The EC felt compelled to mount a counterattack against what it called “misinformation and misplaced facts”, insisting that strict EU norms on food standards would be upheld. Agriculture commissioner Phil Hogan promised there would be no product entering from Mercosur countries which did not comply with existing EU food safety standards.

Despite this, the Irish parliament has dismissed the agreement in a largely symbolic vote, urging the government to reject it.

The deal has to be ratified by all national governments, a process that is expected to take over a year.

In light of the long ratification process and vocal opposition in EU countries, logistics providers have no plans to ramp up their capacity between the two regions.

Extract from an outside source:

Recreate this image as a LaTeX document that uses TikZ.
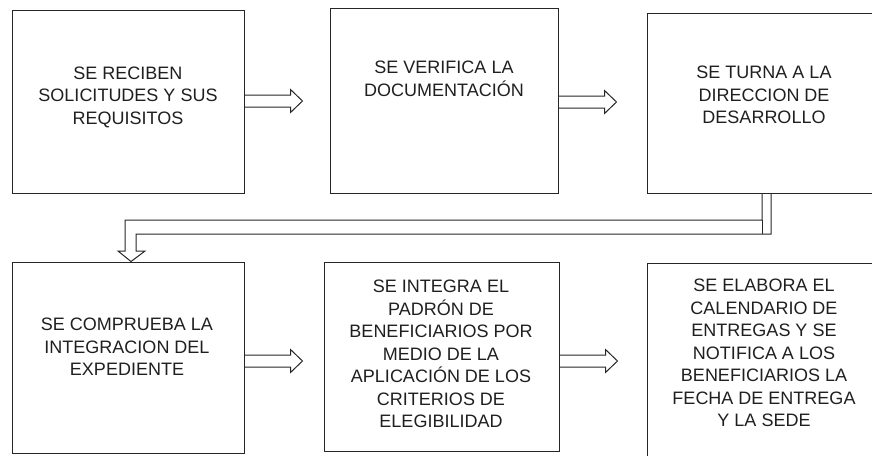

A spokesperson for Deutsche Post DHL Group said: “As the trade agreement between Mercosur and the EU hasn’t been approved by the European Parliament and European Council yet, it would be highly speculative to discuss the impact and benefits of this free trade deal.” Other companies have responded similarly.

While they await the outcome of the ratification marathon on the other side of the Atlantic, Mercosur’s leaders are looking to open other doors for trade. Shortly after announcement of the deal with the EU, Argentina’s president, Mauricio Macri, revealed that his government was holding talks with the Brazilian administration about a potential free trade deal with Washington.

Members of his government also confirmed that a deal with Canada could be signed before the end of the year, and agreements with South Korea and Singapore could be reached in the near future.